The company, which designs a range of military vehicles, unveiled Morana during the Eurosatory international defense conference in Paris. Its 155 mm weapon system and 52 caliber barrel — coupled with a suite of digital capabilities — ensures the howitzer can deploy and fire as quickly as possible, said Frantisek Krompolc, project manager at Excalibur Army, on the sidelines of the conference.
“For Morana, it takes less than 40 seconds after stopping to provide aiming, loading and to shoot the first round,” he said. “Then to leave that firing position, it takes less than thirty seconds.”
The howitzer carries 45 ready rounds. With automatic loading capabilities, Morana can fire up to 6 rounds in under one minute from establishing its initial position.
The howitzer’s armored cab seats a three-person crew — a driver, commander and weapons operator — and features subsystem displays onboard to help a crewmember complete multiple tasks at once.
For example, during a demonstration at Eurosatory, the commander’s position displayed one computer that performs ballistic trajectory calculations based on the environment and mission and another panel to control hydrological and mechanical components of the weapons.
Among the features onboard Morana are navigation tools for the driver, an automated weapon aiming system, combat controls and ammunition management tools.
Krompolc noted that the weapon system can also fire multiple shots and time them to hit the same target at once, a technique known as “multiple rounds simultaneous impact.” The howitzer begins by shooting a round at a maximum elevation, and then fires consecutive shots as the barrel lowers — all timed to hit the target together.

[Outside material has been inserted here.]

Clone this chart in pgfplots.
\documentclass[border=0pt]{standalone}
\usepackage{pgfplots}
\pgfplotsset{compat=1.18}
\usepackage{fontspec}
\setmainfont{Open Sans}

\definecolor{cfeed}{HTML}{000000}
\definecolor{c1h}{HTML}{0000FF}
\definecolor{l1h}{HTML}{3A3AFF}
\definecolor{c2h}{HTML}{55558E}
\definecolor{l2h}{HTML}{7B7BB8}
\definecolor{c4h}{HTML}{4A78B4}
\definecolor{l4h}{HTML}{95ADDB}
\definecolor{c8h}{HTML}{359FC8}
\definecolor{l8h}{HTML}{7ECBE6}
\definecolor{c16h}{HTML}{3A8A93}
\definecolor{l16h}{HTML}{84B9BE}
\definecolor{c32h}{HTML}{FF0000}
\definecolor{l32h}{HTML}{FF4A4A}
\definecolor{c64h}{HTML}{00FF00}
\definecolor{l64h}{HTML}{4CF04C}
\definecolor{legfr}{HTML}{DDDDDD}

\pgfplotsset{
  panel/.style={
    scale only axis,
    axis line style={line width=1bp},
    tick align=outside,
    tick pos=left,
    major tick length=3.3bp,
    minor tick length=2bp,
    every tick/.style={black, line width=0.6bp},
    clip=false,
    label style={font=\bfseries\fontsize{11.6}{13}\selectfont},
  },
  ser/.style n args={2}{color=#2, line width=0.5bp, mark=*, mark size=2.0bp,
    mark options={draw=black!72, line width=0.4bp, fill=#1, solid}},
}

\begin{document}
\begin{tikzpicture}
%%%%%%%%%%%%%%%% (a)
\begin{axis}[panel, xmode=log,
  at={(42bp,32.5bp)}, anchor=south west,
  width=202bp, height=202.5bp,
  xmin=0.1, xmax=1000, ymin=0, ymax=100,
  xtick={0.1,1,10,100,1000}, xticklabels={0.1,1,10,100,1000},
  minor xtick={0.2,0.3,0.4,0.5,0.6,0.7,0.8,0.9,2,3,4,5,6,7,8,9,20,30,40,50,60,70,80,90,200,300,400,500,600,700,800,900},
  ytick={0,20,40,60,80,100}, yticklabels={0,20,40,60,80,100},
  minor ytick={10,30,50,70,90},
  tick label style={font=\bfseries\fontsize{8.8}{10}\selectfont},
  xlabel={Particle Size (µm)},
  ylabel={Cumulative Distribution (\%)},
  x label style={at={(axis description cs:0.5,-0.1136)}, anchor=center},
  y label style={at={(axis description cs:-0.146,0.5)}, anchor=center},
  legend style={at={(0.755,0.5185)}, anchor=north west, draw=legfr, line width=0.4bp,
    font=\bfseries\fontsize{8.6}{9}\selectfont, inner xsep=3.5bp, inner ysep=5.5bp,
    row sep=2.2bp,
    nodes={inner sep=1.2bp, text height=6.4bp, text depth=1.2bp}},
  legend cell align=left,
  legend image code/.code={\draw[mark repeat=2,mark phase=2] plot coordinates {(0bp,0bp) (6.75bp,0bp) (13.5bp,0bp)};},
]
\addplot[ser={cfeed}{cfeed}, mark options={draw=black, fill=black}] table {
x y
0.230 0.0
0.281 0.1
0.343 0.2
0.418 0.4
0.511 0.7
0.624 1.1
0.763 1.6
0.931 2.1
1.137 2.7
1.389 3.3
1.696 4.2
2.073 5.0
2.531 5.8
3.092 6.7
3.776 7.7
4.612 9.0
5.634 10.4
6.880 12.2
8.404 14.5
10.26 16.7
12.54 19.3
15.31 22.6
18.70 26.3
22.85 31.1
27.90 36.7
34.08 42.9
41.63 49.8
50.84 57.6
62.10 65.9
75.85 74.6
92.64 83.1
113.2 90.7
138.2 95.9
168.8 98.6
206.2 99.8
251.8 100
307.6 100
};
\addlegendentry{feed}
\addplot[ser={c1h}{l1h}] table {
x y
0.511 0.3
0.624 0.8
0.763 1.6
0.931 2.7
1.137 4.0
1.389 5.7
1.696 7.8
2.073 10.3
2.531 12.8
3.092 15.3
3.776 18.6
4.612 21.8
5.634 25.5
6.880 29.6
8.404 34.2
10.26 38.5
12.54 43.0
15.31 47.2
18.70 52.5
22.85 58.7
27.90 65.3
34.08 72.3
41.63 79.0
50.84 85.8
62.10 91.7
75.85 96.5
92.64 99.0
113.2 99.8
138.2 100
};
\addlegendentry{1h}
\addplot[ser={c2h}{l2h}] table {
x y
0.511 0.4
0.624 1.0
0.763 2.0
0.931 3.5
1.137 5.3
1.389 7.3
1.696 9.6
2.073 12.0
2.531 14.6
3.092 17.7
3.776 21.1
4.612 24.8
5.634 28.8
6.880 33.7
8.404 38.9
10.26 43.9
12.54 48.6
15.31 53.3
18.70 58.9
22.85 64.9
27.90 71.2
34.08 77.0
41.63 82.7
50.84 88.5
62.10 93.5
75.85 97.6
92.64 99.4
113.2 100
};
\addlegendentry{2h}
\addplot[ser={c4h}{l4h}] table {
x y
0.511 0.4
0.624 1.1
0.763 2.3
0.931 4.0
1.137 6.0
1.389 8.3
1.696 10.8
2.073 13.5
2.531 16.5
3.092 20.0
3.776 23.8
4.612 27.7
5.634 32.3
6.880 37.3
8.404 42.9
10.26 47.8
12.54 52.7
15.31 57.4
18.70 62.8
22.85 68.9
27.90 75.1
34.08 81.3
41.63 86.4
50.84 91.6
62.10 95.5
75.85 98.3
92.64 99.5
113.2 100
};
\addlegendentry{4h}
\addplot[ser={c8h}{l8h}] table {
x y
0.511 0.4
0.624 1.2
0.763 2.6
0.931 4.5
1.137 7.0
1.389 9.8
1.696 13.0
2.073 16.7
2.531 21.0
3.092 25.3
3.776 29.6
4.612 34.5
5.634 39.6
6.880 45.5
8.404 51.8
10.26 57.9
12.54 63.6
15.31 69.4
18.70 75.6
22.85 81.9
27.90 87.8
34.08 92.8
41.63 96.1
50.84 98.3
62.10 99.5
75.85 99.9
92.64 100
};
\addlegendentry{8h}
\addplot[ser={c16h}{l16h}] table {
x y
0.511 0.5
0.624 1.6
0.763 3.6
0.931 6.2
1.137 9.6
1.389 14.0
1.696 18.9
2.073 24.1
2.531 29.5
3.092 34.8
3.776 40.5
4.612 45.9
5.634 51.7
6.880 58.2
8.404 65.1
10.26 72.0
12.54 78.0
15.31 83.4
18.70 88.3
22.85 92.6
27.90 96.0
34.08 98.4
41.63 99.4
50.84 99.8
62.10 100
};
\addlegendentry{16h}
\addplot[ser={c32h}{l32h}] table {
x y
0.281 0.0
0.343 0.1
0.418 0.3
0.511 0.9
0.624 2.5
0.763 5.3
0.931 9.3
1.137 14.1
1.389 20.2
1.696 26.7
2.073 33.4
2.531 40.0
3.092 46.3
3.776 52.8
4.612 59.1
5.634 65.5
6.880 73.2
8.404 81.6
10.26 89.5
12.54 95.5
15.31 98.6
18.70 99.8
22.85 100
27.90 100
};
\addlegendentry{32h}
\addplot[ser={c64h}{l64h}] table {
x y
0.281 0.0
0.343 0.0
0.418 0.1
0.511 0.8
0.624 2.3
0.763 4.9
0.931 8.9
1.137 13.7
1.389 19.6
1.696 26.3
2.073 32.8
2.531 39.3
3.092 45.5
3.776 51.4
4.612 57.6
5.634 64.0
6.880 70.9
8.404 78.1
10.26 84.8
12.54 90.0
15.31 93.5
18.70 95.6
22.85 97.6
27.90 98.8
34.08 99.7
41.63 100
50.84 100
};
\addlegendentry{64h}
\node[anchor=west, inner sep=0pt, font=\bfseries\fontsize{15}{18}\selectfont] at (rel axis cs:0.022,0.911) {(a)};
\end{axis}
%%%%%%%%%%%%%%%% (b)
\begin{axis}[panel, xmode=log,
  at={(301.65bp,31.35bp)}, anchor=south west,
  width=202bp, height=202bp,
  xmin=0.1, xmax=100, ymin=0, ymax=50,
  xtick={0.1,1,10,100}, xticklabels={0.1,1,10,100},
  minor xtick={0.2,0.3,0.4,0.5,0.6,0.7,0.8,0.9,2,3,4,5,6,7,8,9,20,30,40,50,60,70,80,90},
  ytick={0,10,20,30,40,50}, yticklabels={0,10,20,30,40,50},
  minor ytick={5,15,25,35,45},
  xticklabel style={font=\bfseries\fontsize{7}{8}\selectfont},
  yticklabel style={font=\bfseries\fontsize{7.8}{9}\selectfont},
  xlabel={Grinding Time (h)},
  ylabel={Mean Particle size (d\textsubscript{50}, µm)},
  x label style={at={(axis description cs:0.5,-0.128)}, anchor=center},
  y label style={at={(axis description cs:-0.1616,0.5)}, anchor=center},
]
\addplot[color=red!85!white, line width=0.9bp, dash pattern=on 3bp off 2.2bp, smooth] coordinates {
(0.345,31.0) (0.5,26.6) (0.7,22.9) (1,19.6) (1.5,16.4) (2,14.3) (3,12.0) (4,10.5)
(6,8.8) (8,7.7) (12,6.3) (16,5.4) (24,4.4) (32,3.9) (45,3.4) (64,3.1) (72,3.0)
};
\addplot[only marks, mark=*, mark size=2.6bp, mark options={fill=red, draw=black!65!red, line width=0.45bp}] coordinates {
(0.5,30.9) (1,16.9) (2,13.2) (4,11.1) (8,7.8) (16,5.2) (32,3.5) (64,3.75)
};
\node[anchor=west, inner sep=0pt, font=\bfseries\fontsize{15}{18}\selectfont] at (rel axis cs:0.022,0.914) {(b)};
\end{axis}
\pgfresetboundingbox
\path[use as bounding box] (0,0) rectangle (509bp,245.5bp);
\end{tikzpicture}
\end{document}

Depending on the distance of the intended target, Morana can fire up to five rounds using this technique, Krompolc said. The ballistic calculations to make this possible are all done using the howitzer’s digital tools, he added.

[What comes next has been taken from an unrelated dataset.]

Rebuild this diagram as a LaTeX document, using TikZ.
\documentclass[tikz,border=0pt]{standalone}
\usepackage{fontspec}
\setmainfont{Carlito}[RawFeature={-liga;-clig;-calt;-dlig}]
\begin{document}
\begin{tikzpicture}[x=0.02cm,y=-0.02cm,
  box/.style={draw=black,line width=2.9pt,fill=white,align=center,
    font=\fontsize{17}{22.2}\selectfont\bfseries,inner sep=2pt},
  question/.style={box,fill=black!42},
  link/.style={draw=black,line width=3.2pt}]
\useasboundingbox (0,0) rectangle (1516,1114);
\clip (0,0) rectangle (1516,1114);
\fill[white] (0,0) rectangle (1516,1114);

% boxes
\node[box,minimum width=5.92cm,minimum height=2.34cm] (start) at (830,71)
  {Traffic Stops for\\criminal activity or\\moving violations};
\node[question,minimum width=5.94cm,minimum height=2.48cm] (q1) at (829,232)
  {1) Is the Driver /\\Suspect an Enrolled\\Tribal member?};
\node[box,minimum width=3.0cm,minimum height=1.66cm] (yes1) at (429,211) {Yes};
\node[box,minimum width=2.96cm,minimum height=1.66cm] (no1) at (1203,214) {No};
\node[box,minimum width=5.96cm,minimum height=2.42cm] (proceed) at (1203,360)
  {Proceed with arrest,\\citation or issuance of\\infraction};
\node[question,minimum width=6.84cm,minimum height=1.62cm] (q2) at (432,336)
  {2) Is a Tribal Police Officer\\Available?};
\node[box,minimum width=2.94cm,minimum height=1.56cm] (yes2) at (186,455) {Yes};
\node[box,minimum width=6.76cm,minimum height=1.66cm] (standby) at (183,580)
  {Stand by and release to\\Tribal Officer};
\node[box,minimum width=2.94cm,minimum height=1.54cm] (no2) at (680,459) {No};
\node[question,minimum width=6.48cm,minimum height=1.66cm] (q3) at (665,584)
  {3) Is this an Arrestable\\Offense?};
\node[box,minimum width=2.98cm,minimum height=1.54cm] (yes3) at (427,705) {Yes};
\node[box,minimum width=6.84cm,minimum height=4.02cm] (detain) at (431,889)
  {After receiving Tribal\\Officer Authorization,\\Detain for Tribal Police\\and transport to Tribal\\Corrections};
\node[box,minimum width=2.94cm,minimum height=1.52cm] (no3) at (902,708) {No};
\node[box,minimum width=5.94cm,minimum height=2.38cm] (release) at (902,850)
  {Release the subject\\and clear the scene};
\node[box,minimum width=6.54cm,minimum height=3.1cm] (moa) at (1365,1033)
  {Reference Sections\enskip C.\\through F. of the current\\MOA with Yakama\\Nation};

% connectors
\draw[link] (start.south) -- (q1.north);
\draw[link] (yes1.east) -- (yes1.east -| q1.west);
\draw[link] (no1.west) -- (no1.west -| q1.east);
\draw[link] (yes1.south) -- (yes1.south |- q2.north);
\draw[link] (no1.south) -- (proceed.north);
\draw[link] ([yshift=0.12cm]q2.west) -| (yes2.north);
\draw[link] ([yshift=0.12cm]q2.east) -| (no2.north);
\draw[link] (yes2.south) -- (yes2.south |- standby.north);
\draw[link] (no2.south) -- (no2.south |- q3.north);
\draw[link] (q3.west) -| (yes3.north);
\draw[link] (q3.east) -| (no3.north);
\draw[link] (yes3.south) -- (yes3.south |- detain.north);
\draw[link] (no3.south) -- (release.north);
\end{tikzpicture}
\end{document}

Instead of being mounted in the center of the chassis, Morana’s superstructure is situated in the very back of the vehicle with the power unit located behind the cabin.
The entire vehicle includes an independent tower artillery system and armored cabin mounted on a 9.8-foot-wide chassis made by Czech Republic-based Tatra Force. This combines the mobility of a lightweight truck-mounted gun with the lethality of heavy artillery from the armament.
The width of the chassis is greater than what is used for the company’s other vehicles, providing more support for the howitzer’s weapon system and barrel, Krompolc said.
“It helps us have more stability during firing, so then you are more precise on the target,” he added.
The firepower of the gun allows Morana to hit targets from up to 25 miles away, something Excalibur Army’s customers were looking for, he said.